In the absence of vigorous action in the above three areas, basic skills development in SSA risks stagnating at a low level. In particular, one-third of SSA’s labor force could still be illiterate in the 2030s, and more than one-third of children could be born to illiterate mothers. The former would seriously hamper progress towards most non-education SDGs. The latter would reinforce the intergenerational vicious cycle of poverty, low health and education status, slow demographic transition and marginalization. The impact of such developments would be felt beyond SSA including through increased economic migration: By 2050, SSA is projected to account for 38 percent of births worldwide, up from 25 percent in 2015.

There are at least four major interrelated reasons why the ambitious goal for post-basic education may slow down progress towards UBE in SSA:

  1. Over the 2015-30 period, SSA will need much higher growth in education funding to reach UBE than other regions. This is because of the massive catch-up growth needed to achieve UBE, accentuated by the projected one-third increase in the school-aged population by 2030 (all other developing regions will see a small decrease). And, even in the absence of the ambitious SDG goal, social demand for post-basic education would increase sharply, given that, in 2014, SSA’s Gross Enrollment Ratio was only 35 percent in upper secondary and 8 percent in tertiary education.
  2. Funding UBE will likely become more challenging than it was in the year 2000. During most of the 2000-15 period, a combination of resumed economic growth, an increased share of GDP devoted to education and rising education aid led to a much faster annual education budget growth (4-5 percent) than during the 1980s and 1990s (about 1 percent). In turn, tighter budgets will make the political economy of prioritizing UBE even more difficult than in the past. Population groups missing out on UBE have much less political clout than those seeking entry to post-basic education, whose voices now are reinforced by the call for universal access.
  3. To meet this funding challenge will require sustained economic growth at a high level.  Growth accounted for about two-third of past decade’s rise in education budgets. It will become an even more important determinant over the next decade: Education’s share of public budgets in SSA (17 percent in 2014) already exceeds the average for developing countries. Further, aid has stagnated globally in recent years, and SSA’s share of aid for basic education has declined sharply (from 49 percent in 2002-03 to 28 percent in 2014).

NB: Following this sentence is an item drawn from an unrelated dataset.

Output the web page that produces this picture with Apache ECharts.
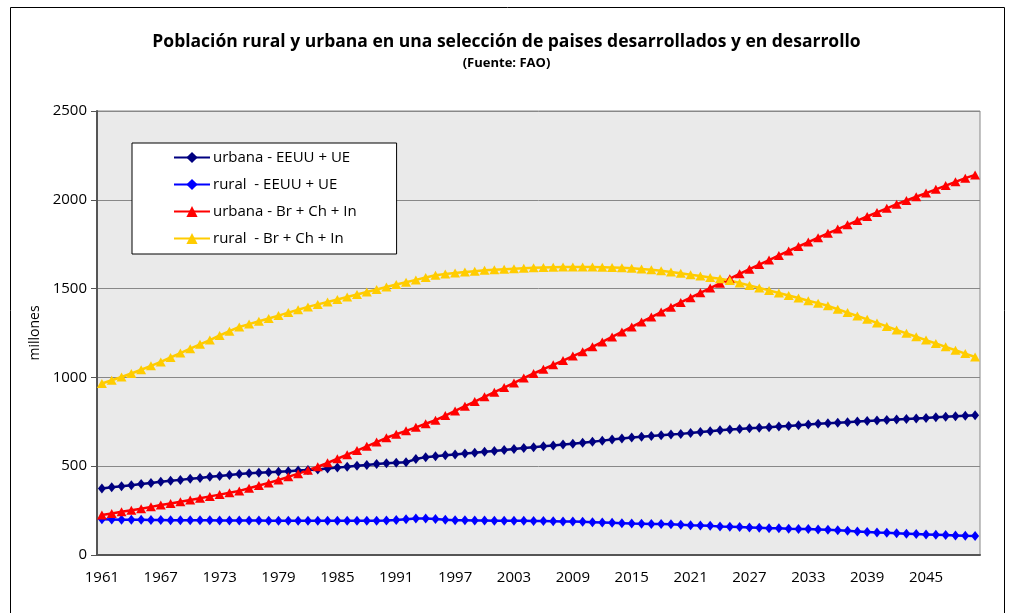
<!DOCTYPE html>
<html>
<head>
<meta charset="utf-8">
<script src="https://cdn.jsdelivr.net/npm/echarts@6/dist/echarts.min.js"></script>
<style>
  html, body { margin: 0; padding: 0; background: #fff; }
  #chart { width: 1013px; height: 613px; }
</style>
</head>
<body>
<div id="chart"></div>
<script>
// años 1961 - 2050
const years = [
  '1961','1962','1963','1964','1965','1966','1967','1968','1969','1970',
  '1971','1972','1973','1974','1975','1976','1977','1978','1979','1980',
  '1981','1982','1983','1984','1985','1986','1987','1988','1989','1990',
  '1991','1992','1993','1994','1995','1996','1997','1998','1999','2000',
  '2001','2002','2003','2004','2005','2006','2007','2008','2009','2010',
  '2011','2012','2013','2014','2015','2016','2017','2018','2019','2020',
  '2021','2022','2023','2024','2025','2026','2027','2028','2029','2030',
  '2031','2032','2033','2034','2035','2036','2037','2038','2039','2040',
  '2041','2042','2043','2044','2045','2046','2047','2048','2049','2050'
];

// urbana - EEUU + UE (millones)
const urbanaEEUU = [
  375, 381, 387, 393, 400, 406, 412, 418, 423, 429,
  434, 440, 445, 451, 456, 460, 463, 466, 469, 472,
  476, 479, 482, 487, 492, 497, 502, 507, 512, 516,
  519, 522, 540, 551, 556, 561, 566, 571, 576, 581,
  586, 591, 597, 602, 607, 612, 617, 622, 627, 632,
  638, 644, 650, 656, 662, 666, 670, 674, 678, 682,
  687, 692, 697, 702, 707, 710, 713, 716, 720, 723,
  727, 731, 735, 739, 742, 745, 748, 751, 754, 757,
  760, 763, 766, 769, 772, 775, 778, 781, 784, 787
];

// rural - EEUU + UE
const ruralEEUU = [
  201, 200, 199, 198, 198, 197, 197, 196, 196, 195,
  195, 195, 194, 194, 194, 194, 194, 193, 193, 193,
  193, 193, 193, 193, 193, 193, 193, 193, 193, 194,
  197, 201, 205, 206, 203, 199, 196, 195, 194, 194,
  193, 193, 193, 193, 192, 191, 190, 189, 188, 187,
  185, 183, 181, 179, 177, 176, 175, 174, 173, 171,
  168, 166, 164, 161, 159, 157, 155, 153, 151, 150,
  148, 147, 146, 144, 142, 139, 136, 133, 130, 127,
  125, 122, 120, 118, 116, 114, 112, 110, 108, 107
];

// urbana - Br + Ch + In
const urbanaBCI = [
  225, 234, 243, 252, 261, 271, 281, 290, 300, 310,
  320, 330, 340, 350, 361, 376, 391, 406, 422, 440,
  458, 477, 497, 519, 542, 565, 588, 612, 636, 660,
  680, 699, 719, 739, 759, 785, 811, 838, 864, 891,
  917, 943, 969, 996, 1022, 1046, 1071, 1095, 1120, 1144,
  1172, 1200, 1228, 1256, 1284, 1312, 1340, 1368, 1395, 1422,
  1449, 1476, 1503, 1530, 1556, 1583, 1609, 1635, 1661, 1687,
  1712, 1737, 1762, 1787, 1811, 1835, 1859, 1883, 1906, 1929,
  1952, 1975, 1996, 2017, 2038, 2059, 2080, 2101, 2122, 2140
];

// rural - Br + Ch + In
const ruralBCI = [
  966, 984, 1002, 1022, 1043, 1065, 1087, 1112, 1137, 1162,
  1186, 1210, 1236, 1260, 1284, 1300, 1316, 1332, 1348, 1365,
  1381, 1397, 1411, 1425, 1439, 1453, 1467, 1481, 1495, 1509,
  1523, 1536, 1549, 1562, 1575, 1582, 1588, 1593, 1598, 1603,
  1606, 1609, 1612, 1615, 1617, 1619, 1620, 1621, 1622, 1622,
  1621, 1620, 1619, 1617, 1615, 1611, 1606, 1600, 1593, 1586,
  1578, 1571, 1563, 1555, 1546, 1532, 1518, 1504, 1490, 1475,
  1461, 1447, 1432, 1418, 1403, 1384, 1365, 1346, 1327, 1307,
  1287, 1267, 1248, 1229, 1210, 1191, 1172, 1153, 1134, 1115
];

const seriesNames = [
  'urbana - EEUU + UE',
  'rural  - EEUU + UE',
  'urbana - Br + Ch + In',
  'rural  - Br + Ch + In'
];

const fontFamily = '"Open Sans", "Noto Sans", sans-serif';

// serie de línea con marcadores en todos los puntos
const makeLine = (name, data, color, symbol, symbolSize) => ({
  name,
  type: 'line',
  data,
  symbol,
  symbolSize,
  showSymbol: true,
  showAllSymbol: true,
  lineStyle: { color, width: 2.5 },
  itemStyle: { color },
  emphasis: { disabled: true },
  animation: false
});

const chart = echarts.init(document.getElementById('chart'));

chart.setOption({
  backgroundColor: '#ffffff',
  animation: false,
  textStyle: { fontFamily },
  title: {
    text: 'Población rural y urbana en una selección de paises desarrollados y en desarrollo',
    subtext: '(Fuente: FAO)',
    left: 'center',
    top: 28,
    itemGap: 6,
    textStyle: { fontSize: 17.5, fontWeight: 'bold', color: '#000', fontFamily },
    subtextStyle: { fontSize: 13, fontWeight: 'bold', color: '#000', fontFamily }
  },
  graphic: [
    {
      // marco exterior del gráfico
      type: 'rect',
      shape: { x: 10.5, y: 7.5, width: 994, height: 612 },
      style: { fill: 'none', stroke: '#000', lineWidth: 1 },
      z: 0
    }
  ],
  legend: {
    orient: 'vertical',
    left: 132,
    top: 143,
    padding: [7, 40, 8, 41],
    itemGap: 12,
    itemWidth: 36,
    itemHeight: 14,
    backgroundColor: '#ffffff',
    borderColor: '#000',
    borderWidth: 1,
    textStyle: { fontSize: 15, color: '#000', fontFamily, padding: [0, 0, 0, -2] },
    data: seriesNames
  },
  grid: {
    left: 97,
    right: 33,
    top: 111,
    bottom: 58,
    show: true,
    backgroundColor: '#EAEAEA',
    borderColor: '#888888',
    borderWidth: 1
  },
  xAxis: {
    type: 'category',
    data: years,
    boundaryGap: true,
    axisLine: { lineStyle: { color: '#555', width: 2 } },
    axisTick: { interval: 5, length: 6, lineStyle: { color: '#555', width: 1 } },
    axisLabel: { interval: 5, fontSize: 15, color: '#000', margin: 15, fontFamily },
    splitLine: { show: false }
  },
  yAxis: {
    type: 'value',
    min: 0,
    max: 2500,
    interval: 500,
    name: 'millones',
    nameLocation: 'middle',
    nameGap: 54,
    nameTextStyle: { fontSize: 14, color: '#000', fontFamily },
    axisLine: { show: true, lineStyle: { color: '#555', width: 2 } },
    axisTick: { show: true, length: 6, lineStyle: { color: '#555' } },
    axisLabel: {
      fontSize: 15,
      color: '#000',
      margin: 10,
      fontFamily,
      formatter: value => String(value)
    },
    splitLine: { lineStyle: { color: '#888888', width: 1 } }
  },
  series: [
    makeLine(seriesNames[0], urbanaEEUU, '#000080', 'diamond', [8, 10]),
    makeLine(seriesNames[1], ruralEEUU, '#0000FF', 'diamond', [8, 10]),
    makeLine(seriesNames[2], urbanaBCI, '#FF0000', 'triangle', [10, 9]),
    makeLine(seriesNames[3], ruralBCI, '#FFCC00', 'triangle', [10, 9])
  ]
});
</script>
</body>
</html>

But the medium-term growth prospects are not encouraging. IMF’s October 2016 Economic Outlook estimates that SSA’s GDP per capita grew annually by 4.1 percent between 2004 and 2008, 2.6 percent between 2009 and 2014, and 0.9 percent in 2015. It is projected to decline by 0.9 percent in 2016 and increase by 0.5 percent in 2017. If this stagnation were to continue for several years, the fiscal space to meet the massive education funding needs would be severely limited.
  4. Low basic labor force skills is a growing constraint on the economic transformation SSA needs to generate high, sustained economic growth. The main causes of the current economic slowdown have no easy short-term fixes. In addition to the end of the commodity boom, it is caused by severe structural constraints. Key among these is very poor labor force skills, especially in the rural sector where, in most countries, 50 percent or more of the labor force is illiterate. Skills upgrading alone will not be sufficient; other constraints such as poor infrastructure, chronic power shortages, bad business climate and, in many cases, increased insecurity, are very serious. But drastically improved basic skills is an absolute necessity to accelerate the transformation from dual economies where 80-90 percent of the labor force is engaged in low productivity informal sector activities, to economies where growth is driven by rising productivity in such activities as well as growth in the manufacturing and modern service sectors. Over the last three decades, manufacturing’s share of total employment in SSA has stagnated at around 6 percent, and the informal farm and household enterprise sector remains the employer of last resort for the majority of young people whatever their level of education including post-basic.

Obviously, SSA countries must develop the post-basic education skills needed to support national development. But the labor market for such skills is very narrow and will not for decades warrant publicly-financed universal access, especially not to higher education. Rather, education and training budget allocations should be guided by the “progressive universalization” called for by the Education Commission, here taken to mean that UBE must be reached before prioritizing publicly-funded post-basic education beyond what can reasonably be justified by national development needs.

In short, reaching UBE is a development stage that no country can “leapfrog.” It is time to reset education priorities in favor of the large population groups and economic sectors that benefit little from education spending (including aid).

This post is an abridged version of a forthcoming article, “Education, Training and Agenda 2030: What Progress One Year On?,” in the next issue of NORRAG NEWS, NN54, expected to be released in January 2017.